If Duncan McClellan has anything to say about it, St. Petersburg will soon be a national destination for glass art. He’s off to a great start, flying in visitors like Fritz Dreisbach — one of the pioneers of American studio glass — for a demonstration during the opening of his new hot shop earlier this year, and organizing exhibitions that bring the work of nationally known glass artists to his green compound in St. Pete’s Warehouse Arts District.
McClellan’s latest exhibition, Washington Glass, pulls in five key members of the Washington Glass School, an innovative Washington, D.C., institution fueled in part by public art commissions as an earned income venture. (Last year their revamped glass doors for the Library of Congress took the place of bronze originals by Lee Lawrie, the Rockefeller Center sculptor, which were lovingly preserved.) The show includes the studio’s two co-founders, artists Tim Tate and Erwin Timmers, as well as co-director Michael Janis and instructors Sean Hennessey and Allegra Marquart. That’s a lot of talent just a short trip away for Tampa Bay art lovers.
Maybe because I’ve never done glass sgraffito, I was most impressed on a technical level by Janis’s pieces. Who would want to practice this technique of drawing with glass powder dispensed from a miniature sifter and shaped with an X-Acto knife into what looks like a skillful charcoal rendering? Only someone with supernatural patience, a keen eye for tonal gradation and, as it happens in Janis’s case, a former architect. A handful of his pieces take on archetypal subjects like death, justice and love, rendering them as human characters set against metaphysical landscapes — e.g., an enormous clock face upon which passersby tread behind the fallen corpse of death. To create a panel, Janis draws on multiple layers of clear glass then fuses them together in a kiln. The end result is a multilayered, grayscale tableau through which a viewer’s eye passes over time as if watching a black-and-white film.
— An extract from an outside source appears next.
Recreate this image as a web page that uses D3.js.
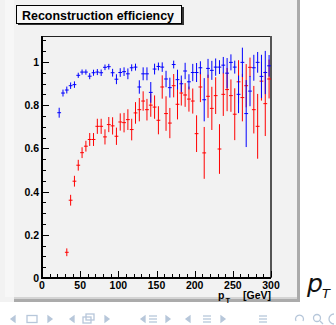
<!DOCTYPE html>
<html><head><meta charset="utf-8">
<script src="https://cdn.jsdelivr.net/npm/d3@7"></script>
<style>html,body{margin:0;padding:0;background:#fff;}svg{display:block;}</style>
</head><body>
<script>
// ---------- data ----------
const bluePt = [22.5,27.5,32.5,37.5,42.5,47.5,52.5,57.5,62.5,67.5,72.5,77.5,82.5,87.5,92.5,97.5,102.5,107.5,112.5,117.5,122.5,127.5,132.5,137.5,142.5,147.5,152.5,157.5,162.5,167.5,172.5,177.5,182.5,187.5,192.5,197.5,202.5,207.5,212.5,217.5,222.5,227.5,232.5,237.5,242.5,247.5,252.5,257.5,262.5,267.5,272.5,277.5,282.5,287.5,292.5,297.5];
const blueEff = [0.765,0.856,0.870,0.890,0.895,0.938,0.953,0.953,0.934,0.950,0.953,0.950,0.975,0.978,0.950,0.920,0.951,0.955,0.945,0.973,0.976,0.884,0.945,0.945,0.859,0.967,0.979,0.976,0.921,0.881,0.988,0.918,0.899,0.958,0.908,0.951,0.951,0.973,0.825,0.970,0.961,0.976,0.976,0.985,0.948,0.998,0.976,0.850,0.998,0.761,0.865,0.973,0.998,0.933,0.951,0.982];
const blueErr = [0.023,0.016,0.016,0.015,0.015,0.012,0.012,0.012,0.014,0.014,0.014,0.015,0.013,0.013,0.018,0.023,0.020,0.020,0.025,0.016,0.016,0.031,0.030,0.030,0.048,0.025,0.018,0.022,0.038,0.046,0.018,0.046,0.038,0.038,0.035,0.040,0.044,0.030,0.100,0.044,0.044,0.040,0.032,0.038,0.070,0.037,0.030,0.087,0.068,0.155,0.070,0.060,0.048,0.100,0.100,0.050];
const redPt = [32.5,37.5,42.5,47.5,52.5,57.5,62.5,67.5,72.5,77.5,82.5,87.5,92.5,97.5,102.5,107.5,112.5,117.5,122.5,127.5,132.5,137.5,142.5,147.5,152.5,157.5,162.5,167.5,172.5,177.5,182.5,187.5,192.5,197.5,202.5,207.5,212.5,217.5,222.5,227.5,232.5,237.5,242.5,247.5,252.5,257.5,262.5,267.5,272.5,277.5,282.5,287.5,292.5,297.5];
const redEff = [0.119,0.360,0.448,0.522,0.580,0.610,0.641,0.641,0.702,0.702,0.653,0.710,0.704,0.656,0.722,0.719,0.733,0.687,0.764,0.779,0.819,0.779,0.800,0.791,0.730,0.884,0.761,0.717,0.890,0.804,0.856,0.847,0.828,0.819,0.668,0.884,0.579,0.841,0.785,0.844,0.597,0.850,0.872,0.844,0.758,0.908,0.835,0.890,0.975,0.779,0.702,0.911,0.807,0.921];
const redErr = [0.018,0.025,0.025,0.025,0.025,0.025,0.030,0.030,0.035,0.035,0.035,0.035,0.040,0.040,0.040,0.045,0.048,0.050,0.050,0.054,0.045,0.050,0.054,0.054,0.065,0.054,0.080,0.070,0.054,0.070,0.058,0.055,0.058,0.058,0.085,0.070,0.120,0.100,0.100,0.085,0.115,0.100,0.100,0.075,0.120,0.100,0.110,0.100,0.045,0.110,0.150,0.090,0.150,0.090];
const binHalfWidth = 2.5;
const xTickLabels = ["0","50","100","150","200","250","300"];
const yTickLabels = ["0","0.2","0.4","0.6","0.8","1"];
const titleText = "Reconstruction efficiency";

// ---------- layout ----------
const W = 336, H = 325;
const svg = d3.select("body").append("svg").attr("width", W).attr("height", H);
const fontB = "'Liberation Sans', Arial, Helvetica, sans-serif";

// canvas background
svg.append("rect").attr("x",0).attr("y",0).attr("width",300).attr("height",302).attr("fill","#f2f2f2");
svg.append("rect").attr("x",5).attr("y",0).attr("width",9).attr("height",297).attr("fill","#f7f7f7");
svg.append("rect").attr("x",14).attr("y",297).attr("width",284).attr("height",2).attr("fill","#d4d4d4");
svg.append("rect").attr("x",14).attr("y",299).attr("width",286).attr("height",3).attr("fill","#ababab");
svg.append("rect").attr("x",297).attr("y",0).attr("width",3).attr("height",302).attr("fill","#ababab");

const x = d3.scaleLinear().domain([0,300]).range([42,271]);
const y = d3.scaleLinear().domain([0,1.12]).range([278,36]);

// frame top/right
svg.append("line").attr("x1",42).attr("x2",271).attr("y1",36.5).attr("y2",36.5).attr("stroke","#222").attr("stroke-width",1);
svg.append("line").attr("x1",271).attr("x2",271).attr("y1",36).attr("y2",278).attr("stroke","#555").attr("stroke-width",2);

// data
function drawSeries(pts, eff, err, color) {
  const g = svg.append("g").attr("stroke", color).attr("stroke-width",1).attr("fill","none");
  pts.forEach((p,i) => {
    g.append("line").attr("x1", x(p)).attr("x2", x(p)).attr("y1", y(eff[i]-err[i])).attr("y2", y(eff[i]+err[i]));
    g.append("line").attr("x1", x(p-binHalfWidth)).attr("x2", x(p+binHalfWidth)).attr("y1", y(eff[i])).attr("y2", y(eff[i]));
  });
}
drawSeries(redPt, redEff, redErr, "#ff0000");
drawSeries(bluePt, blueEff, blueErr, "#0000ff");

// axes lines
svg.append("line").attr("x1",42).attr("x2",42).attr("y1",36).attr("y2",279).attr("stroke","#000").attr("stroke-width",2);
svg.append("line").attr("x1",41).attr("x2",271).attr("y1",278).attr("y2",278).attr("stroke","#000").attr("stroke-width",2);

// y ticks
const yMajor = [0,0.2,0.4,0.6,0.8,1.0];
const yMinor = d3.range(0,1.12,0.05).filter(v => !yMajor.some(m=>Math.abs(m-v)<1e-6));
const yt = svg.append("g").attr("stroke","#000").attr("stroke-width",1);
yMajor.forEach(v => yt.append("line").attr("x1",43).attr("x2",49).attr("y1",Math.round(y(v))+0.5).attr("y2",Math.round(y(v))+0.5));
yMinor.forEach(v => yt.append("line").attr("x1",43).attr("x2",46).attr("y1",Math.round(y(v))+0.5).attr("y2",Math.round(y(v))+0.5));
yMajor.forEach((v,i) => svg.append("text").attr("x",39).attr("y",y(v)+4)
  .attr("text-anchor","end").attr("font-family",fontB).attr("font-weight","bold").attr("font-size","10.5px").text(yTickLabels[i]));

// x ticks
const xMajor = [0,50,100,150,200,250,300];
const xMinor = d3.range(10,300,10).filter(v => v%50!==0);
const xt = svg.append("g").attr("stroke","#000").attr("stroke-width",1);
xMajor.forEach(v => xt.append("line").attr("x1",Math.round(x(v))+0.5).attr("x2",Math.round(x(v))+0.5).attr("y1",277).attr("y2",271));
xMinor.forEach(v => xt.append("line").attr("x1",Math.round(x(v))+0.5).attr("x2",Math.round(x(v))+0.5).attr("y1",277).attr("y2",274));
xMajor.forEach((v,i) => svg.append("text").attr("x",x(v)).attr("y",288.5)
  .attr("text-anchor","middle").attr("font-family",fontB).attr("font-weight","bold").attr("font-size","10.5px").text(xTickLabels[i]));

// x-axis title
const xtG = svg.append("g").attr("font-family",fontB).attr("font-weight","bold");
xtG.append("text").attr("x",218).attr("y",299).attr("font-size","10.5px").text("p");
xtG.append("text").attr("x",225.5).attr("y",302.5).attr("font-size","7.5px").text("T");
xtG.append("text").attr("x",271).attr("y",299).attr("text-anchor","end").attr("font-size","10.5px").text("[GeV]");

// title box
svg.append("rect").attr("x",18).attr("y",7).attr("width",166).attr("height",18).attr("fill","#333");
svg.append("rect").attr("x",16.5).attr("y",5.5).attr("width",165).attr("height",18).attr("fill","#f7f7f7").attr("stroke","#000").attr("stroke-width",1);
svg.append("text").attr("x",22).attr("y",19.5).attr("font-family",fontB).attr("font-weight","bold").attr("font-size","12px")
  .attr("textLength",152).attr("lengthAdjust","spacingAndGlyphs").text(titleText);

// slide text p_T
svg.append("text").attr("x",307).attr("y",292).attr("font-family","'DejaVu Sans', sans-serif").attr("font-style","italic").attr("font-size","25px").attr("fill","#111").text("p");
svg.append("text").attr("x",322).attr("y",298).attr("font-family","'DejaVu Sans', sans-serif").attr("font-style","italic").attr("font-size","13px").attr("fill","#111").text("T");

// beamer navigation symbols
const nav = svg.append("g").attr("fill","none").attr("stroke","#b7c7da").attr("stroke-width",1.3);
const ny = 319;
const leftArr = [13,72,143,188];
const rightArr = [50,107,168,223];
leftArr.forEach(cx => nav.append("path").attr("d",`M${cx+2},${ny-3} L${cx-2},${ny} L${cx+2},${ny+3} Z`).attr("fill","#b7c7da"));
rightArr.forEach(cx => nav.append("path").attr("d",`M${cx-2},${ny-3} L${cx+2},${ny} L${cx-2},${ny+3} Z`).attr("fill","#b7c7da"));
nav.append("rect").attr("x",27).attr("y",ny-3.5).attr("width",10).attr("height",7);
nav.append("rect").attr("x",83).attr("y",ny-2).attr("width",8).attr("height",6);
nav.append("rect").attr("x",86).attr("y",ny-5).attr("width",8).attr("height",6);
[153,207,263].forEach(cx => {
  [-3,0,3].forEach(d => nav.append("line").attr("x1",cx-4).attr("x2",cx+4).attr("y1",ny+d).attr("y2",ny+d));
});
nav.append("path").attr("d",`M296,${ny+2} A4,4 0 1 1 303,${ny+2}`);
nav.append("circle").attr("cx",317).attr("cy",ny-1).attr("r",3.5);
nav.append("line").attr("x1",320).attr("x2",323).attr("y1",ny+2).attr("y2",ny+5);
nav.append("path").attr("d",`M334,${ny-5} A5,5 0 0 0 334,${ny+5}`);
</script>
</body></html>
Tate’s is the most recognizable art. If you’ve never seen his glass bell jars containing miniature video monitors, they’ll feel like a revelation — tiny, self-contained worlds, poetic snow globes for grown-ups. If you have seen them (say, at the 2012 Global + Local exhibition at St. Pete’s Museum of Fine Arts), they feel a bit like old friends whose jokes you already know the punch lines to: ever a welcome sight, but comfortably familiar rather than enthralling. The three on view at McClellan’s gallery treat themes of literary obsession with alternating seriousness and absurdity. For instance, “Virtual Novelist” juxtaposes two bells containing different views of a typewriter on which an unseen actor types the same sentence in perpetuity.
Works by Timmers come off as some of the smartest in the show. Made of recycled window glass, they ostensibly qualify as eco-art — how Timmers describes his pieces — an idea that I don’t find particularly interesting. (At least, not in the rarefied context of an art gallery; a public art context, where other ethics or educational goals might motivate a commission, is different.) The pieces do fine as art without any qualifier. Two wall-mounted sculptures of cast green glass reproduce the forms of a common egg crate and packing materials as minimal, abstract reliefs — deliciously transmuting trash into treasure.
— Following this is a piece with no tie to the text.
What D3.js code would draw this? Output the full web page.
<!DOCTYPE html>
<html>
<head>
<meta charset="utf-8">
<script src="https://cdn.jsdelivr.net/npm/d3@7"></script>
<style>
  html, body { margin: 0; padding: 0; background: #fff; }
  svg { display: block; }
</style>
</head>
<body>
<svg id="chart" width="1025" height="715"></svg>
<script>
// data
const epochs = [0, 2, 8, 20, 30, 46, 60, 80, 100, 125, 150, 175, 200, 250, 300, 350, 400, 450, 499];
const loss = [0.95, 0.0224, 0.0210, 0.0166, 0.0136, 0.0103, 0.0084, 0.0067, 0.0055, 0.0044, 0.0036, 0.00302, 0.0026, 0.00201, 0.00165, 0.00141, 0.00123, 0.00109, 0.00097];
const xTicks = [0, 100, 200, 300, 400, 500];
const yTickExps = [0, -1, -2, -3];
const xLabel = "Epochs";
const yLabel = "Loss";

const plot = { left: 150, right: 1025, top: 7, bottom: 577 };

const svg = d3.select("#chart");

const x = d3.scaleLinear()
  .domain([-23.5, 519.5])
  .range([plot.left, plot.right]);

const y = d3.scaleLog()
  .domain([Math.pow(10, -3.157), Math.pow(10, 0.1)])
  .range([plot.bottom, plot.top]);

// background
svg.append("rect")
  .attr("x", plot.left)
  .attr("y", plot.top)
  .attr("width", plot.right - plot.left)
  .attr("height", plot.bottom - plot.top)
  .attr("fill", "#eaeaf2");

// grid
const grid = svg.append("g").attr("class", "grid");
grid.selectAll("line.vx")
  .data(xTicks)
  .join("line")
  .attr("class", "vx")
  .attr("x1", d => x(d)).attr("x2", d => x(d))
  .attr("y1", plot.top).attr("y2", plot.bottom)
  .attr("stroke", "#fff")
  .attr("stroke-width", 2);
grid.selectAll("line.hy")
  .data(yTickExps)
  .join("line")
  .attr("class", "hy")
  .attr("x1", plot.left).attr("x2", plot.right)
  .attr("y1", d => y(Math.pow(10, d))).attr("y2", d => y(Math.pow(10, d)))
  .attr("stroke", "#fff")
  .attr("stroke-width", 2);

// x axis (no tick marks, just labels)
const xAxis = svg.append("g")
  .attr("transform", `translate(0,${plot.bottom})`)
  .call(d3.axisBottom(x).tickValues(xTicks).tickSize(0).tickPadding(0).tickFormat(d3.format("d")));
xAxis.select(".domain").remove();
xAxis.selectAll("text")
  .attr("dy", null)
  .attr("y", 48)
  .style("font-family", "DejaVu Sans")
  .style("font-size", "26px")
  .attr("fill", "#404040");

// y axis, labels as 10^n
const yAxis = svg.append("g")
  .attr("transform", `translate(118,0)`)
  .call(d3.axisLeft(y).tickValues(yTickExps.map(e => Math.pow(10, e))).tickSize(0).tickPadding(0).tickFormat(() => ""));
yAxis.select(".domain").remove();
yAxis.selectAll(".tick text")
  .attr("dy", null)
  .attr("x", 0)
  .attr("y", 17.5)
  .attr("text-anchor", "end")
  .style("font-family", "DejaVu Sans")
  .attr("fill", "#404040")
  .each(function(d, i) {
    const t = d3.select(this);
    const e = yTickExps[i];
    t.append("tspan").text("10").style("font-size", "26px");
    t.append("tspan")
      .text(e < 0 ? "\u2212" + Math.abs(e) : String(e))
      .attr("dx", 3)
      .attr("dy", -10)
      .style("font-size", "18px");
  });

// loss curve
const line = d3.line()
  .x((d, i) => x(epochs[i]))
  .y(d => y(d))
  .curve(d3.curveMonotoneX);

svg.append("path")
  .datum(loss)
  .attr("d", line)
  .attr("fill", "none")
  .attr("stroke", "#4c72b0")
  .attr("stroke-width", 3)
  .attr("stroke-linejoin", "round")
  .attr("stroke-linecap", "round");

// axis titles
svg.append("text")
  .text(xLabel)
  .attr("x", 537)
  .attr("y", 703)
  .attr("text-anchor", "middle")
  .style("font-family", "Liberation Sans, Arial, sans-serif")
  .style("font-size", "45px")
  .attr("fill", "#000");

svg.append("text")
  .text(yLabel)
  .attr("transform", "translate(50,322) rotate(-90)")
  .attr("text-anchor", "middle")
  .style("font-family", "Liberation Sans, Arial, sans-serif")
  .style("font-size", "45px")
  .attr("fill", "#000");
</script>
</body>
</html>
Even better, a series of pedestal-mounted casts titled “What We Leave Behind” immortalizes the disposable technologies of yesteryear by decade. Timmers collages objects, whose impressions glimmer out at us through bottle-green glass, that elicit deep chuckles of familiarity — the form of a Sony Discman in the piece devoted to the 1990s, or aviator sunglasses for the 1970s. Along with levity, the sculptures offer a darkly humorous perspective on certain cultural phenomena through visual metonymy — the disappearance of the money clip of the 1960s and subsequent multiplication of credit cards, the waning of cigarettes, beverage fads. These time capsules paint us as silly but lovable creatures.
It feels like a cop-out to attribute Hennessey’s peculiar talents as an artist to his background as a theatrical set and props designer. But somewhere along the way Hennessey picked up a knack for creating uncanny effects with glass relief sculpture. His framed panels are painted with loose brushwork and lit from behind so that they look like a cross between vintage photographs and stained glass, out of which protrude low relief shapes like a hanging light bulb or a human hand pressing toward the viewer. They’re eerie, as if each panel contained a ghost, or a wisp of forlorn memory, tapping around inside. A favorite is a large panel depicting five padlocks suspended against a golden backdrop of antique keys titled “The Promises That Remain Unbroken.”
Marquart’s pieces are marginally less wow-inducing than those of her colleagues — they didn’t really surprise me or offer new insights into glass — but her narrative panels, made of colorful fused glass, are visually striking and flawlessly made. Each offers a witty parable enacted by human or animal figures, such as the story of three envious crows who adorn themselves with peacock feathers and gaze, Narcissus-like, into a reflective pool.
In all, Washington Glass leaves a lasting impression. Chalk up another win for Duncan McClellan Glass.